More than five months after Hurricane Maria decimated Puerto Rico, local company Thompson Pump and its workers are still on the island helping citizens recover from the aftermath of the worst storm in the country’s history. Thompson Pump’s tireless efforts helped save an entire community from a potentially catastrophic flood and provided safe drinking water to more than 200,000 citizens.
Hurricane Maria’s sustained winds of more than 150 mph and 30-plus in. of rain left behind a shocking path of destruction. In the immediate aftermath of the storm, Thompson Pump was among the companies contacted to place bids on a relief contract from the United States Army Corps of Engineers. Thompson subsequently was given the go-ahead by the government agency and immediately mobilized a team of workers, traveling to Puerto Rico to formulate a strategy to help save a large community of residents living downstream from the Guajataca Dam.
When the dam’s spillway failed, it caused an outpouring of water resulting in major erosion that necessitated the evacuation of 70,000 area homes. During and immediately after the storm, there was a real fear they could lose the dam entirely.
“We were going into a situation with a lot of unknowns. We hadn’t seen the jobsite yet, other than in photos from the Corp and satellite images. The area was remote, with no cellphone coverage and few supplies available. We planned to be one hundred percent self-sufficient, to the point that we were prepared to camp at the site,” said Bobby Zitzka, National Sales Manager for Thompson Pump. “Because of the experience of the team, we were confident we’d be able to overcome any obstacles.”

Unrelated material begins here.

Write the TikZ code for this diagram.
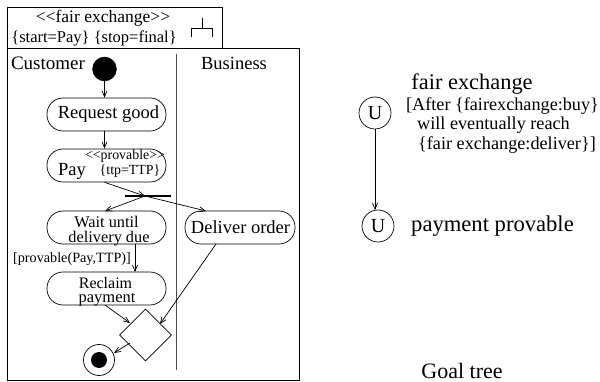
\documentclass[tikz,border=0pt]{standalone}
\usepackage{fontspec}
\setmainfont{Liberation Serif}
\usetikzlibrary{shapes.geometric,arrows.meta}
\newcommand{\fsz}[1]{\fontsize{#1}{#1}\selectfont}
\tikzset{
 x=1pt,y=-1pt,
 frame/.style={draw,line width=0.9pt},
 action/.style={draw,rectangle,rounded corners=16pt,line width=0.7pt,minimum width=119pt,minimum height=33pt,inner sep=0pt,anchor=center},
 lbl/.style={inner sep=0pt,anchor=center},
 flow/.style={draw,line width=0.7pt,-{Straight Barb[length=6pt,width=5pt]}},
 ucirc/.style={draw,circle,line width=0.7pt,minimum size=32pt,inner sep=0pt,font=\fsz{20}},
}
\begin{document}
\begin{tikzpicture}
\useasboundingbox (0,0) rectangle (600,382);
\node[frame,minimum width=215pt,minimum height=41pt,inner sep=0pt] (head) at (114.5,27.5) {};
\node[frame,minimum width=292pt,minimum height=332pt,inner sep=0pt] (main) at (153,214) {};
\coordinate (laneT) at (176,54); \coordinate (laneB) at (176,370);
\draw[line width=1pt,black!70] (laneT) -- (laneB);
\node[lbl,font=\fsz{17.5}] (t1) at (103,18) {{<}{<}fair exchange{>}{>}};
\node[lbl,font=\fsz{16.5}] (t2) at (94,38.5) {\{start=Pay\} \{stop=final\}};
\draw[line width=0.7pt] (191,37) -- (191,28) -- (212,28) -- (212,37) (202,28) -- (202,18);
\node[lbl,font=\fsz{19}] (cust) at (48,63) {Customer};
\node[lbl,font=\fsz{18.5}] (bus) at (234,63) {Business};
\node[draw,circle,fill=black,minimum size=24pt,inner sep=0pt] (start) at (104.5,69) {};
\node[action] (req) at (106.5,114.5) {};
\node[lbl,font=\fsz{18.5}] (reqt) at (108.5,114.5) {Request good};
\node[action] (pay) at (106.5,165.5) {};
\node[lbl,font=\fsz{18.5}] (payt) at (72,171) {Pay};
\node[lbl,font=\fsz{13.9}] (prov) at (125,156) {{<}{<}provable{>}{>}};
\node[lbl,font=\fsz{13.9}] (ttp) at (130,171) {\{ttp=TTP\}};
\coordinate (forkL) at (125,196); \coordinate (forkR) at (171,196); \coordinate (fork) at (145,196);
\draw[line width=1.1pt] (forkL) -- (forkR);
\node[action] (wait) at (106.5,227.5) {};
\node[lbl,font=\fsz{16.3}] (w1) at (106.5,222) {Wait until};
\node[lbl,font=\fsz{16.3}] (w2) at (109,238.5) {delivery due};
\node[action,minimum width=110pt] (del) at (240,227.5) {};
\node[lbl,font=\fsz{18.5}] (delt) at (240.5,227.5) {Deliver order};
\node[action] (rec) at (106.5,288.5) {};
\node[lbl,font=\fsz{16}] (r1) at (105.5,283.5) {Reclaim};
\node[lbl,font=\fsz{16.5}] (r2) at (107,300) {payment};
\node[lbl,font=\fsz{14.2}] (guard) at (72,259) {[provable(Pay,TTP)]};
\node[draw,diamond,aspect=1,line width=0.7pt,minimum size=52pt,inner sep=0pt] (dec) at (145.5,335) {};
\node[draw,circle,line width=0.7pt,minimum size=31pt,inner sep=0pt] (end) at (99,360) {};
\node[circle,fill=black,minimum size=16pt,inner sep=0pt] (endin) at (99,360) {};
\coordinate (waitOut) at (135,244); \coordinate (recIn) at (135,272);
\coordinate (waitIn) at (105,211); \coordinate (delIn) at (206,211);
\coordinate (recOut) at (105,305); \coordinate (decA) at (130,323);
\coordinate (delOut) at (216,244); \coordinate (decB) at (160,324);
\coordinate (decC) at (130,343); \coordinate (endIn) at (114,353);
\coordinate (u1Out) at (375,129); \coordinate (u2In) at (375,210);
\draw[flow] (start) -- (req.north -| start);
\draw[flow] (req.south -| start) -- (pay.north -| start);
\draw[flow] (pay.south -| start) -- (fork);
\draw[flow] (fork) -- (waitIn);
\draw[flow] (fork) -- (delIn);
\draw[flow] (waitOut) -- (recIn);
\draw[flow] (recOut) -- (decA);
\draw[flow] (delOut) -- (decB);
\draw[flow] (decC) -- (endIn);
\node[ucirc] (u1) at (375,113) {U};
\node[ucirc] (u2) at (378,226) {U};
\draw[flow] (u1Out) -- (u2In);
\node[lbl,font=\fsz{22.4}] (f1) at (472,84) {fair exchange};
\node[lbl,font=\fsz{18.2}] (f2) at (502.5,106) {[After \{fairexchange:buy\}};
\node[lbl,font=\fsz{18.2}] (f3) at (493.5,125) {will eventually reach};
\node[lbl,font=\fsz{18.2}] (f4) at (507,145) {\{fair exchange:deliver\}]};
\node[lbl,font=\fsz{22.6}] (pp) at (492.5,226) {payment provable};
\node[lbl,font=\fsz{22}] (gt) at (462,371) {Goal tree};
\end{tikzpicture}
\end{document}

In less than 24 hours, a team of 13 Thompson Pump workers were on the ground in Puerto Rico. All told, 35 Thompson staff members have been in the area at least once during the crisis.
“The selflessness of our people has been remarkable,” said Chris Thompson, President of Thompson Pump. “The number of our employees who volunteered to put their own lives on hold to help the people of Puerto Rico is outstanding. I’m really proud of the way our team came together to accomplish this challenging project.”
Ten complete systems consisting of 18” pumps, suction and discharge lines, and elbows and fittings were needed to provide relief. The process of staging this equipment and delivering it to the jobsite was an arduous one. Ultimately, due to the volume of equipment necessary to complete the job (approximately 25 truckloads of equipment and supplies, including fusion trailers, skid steers and service trucks), the decision was made that two systems would be flown over to expedite the implementation, while the rest would arrive by barge.
As Thompson Pump began the job of lowering the dam’s water level, thus alleviating the possibility of major flooding, the U.S. Army Corps of Engineers realized Thompson’s workers and equipment could be utilized for yet another vital purpose — providing drinking water for almost a quarter of a million people desperate for it.
Within days of the equipment’s arrival in Puerto Rico, the first two pumps were used to reroute water from the Guajataca lake reservoir to a canal feeding three water treatment plants. The remaining eight pumps were deployed in a similar manner shortly thereafter, allowing clean water for the community’s citizens for the first time in weeks.
Thompson Pump is still providing an integral role in the recovery process. Their pumps continue to operate non-stop. Workers continue to be on the ground providing ongoing maintenance and around-the-clock pump operation assistance. Their working agreement was recently extended by the US Government, assuring Thompson Pump’s presence in Puerto Rico for at least six more months.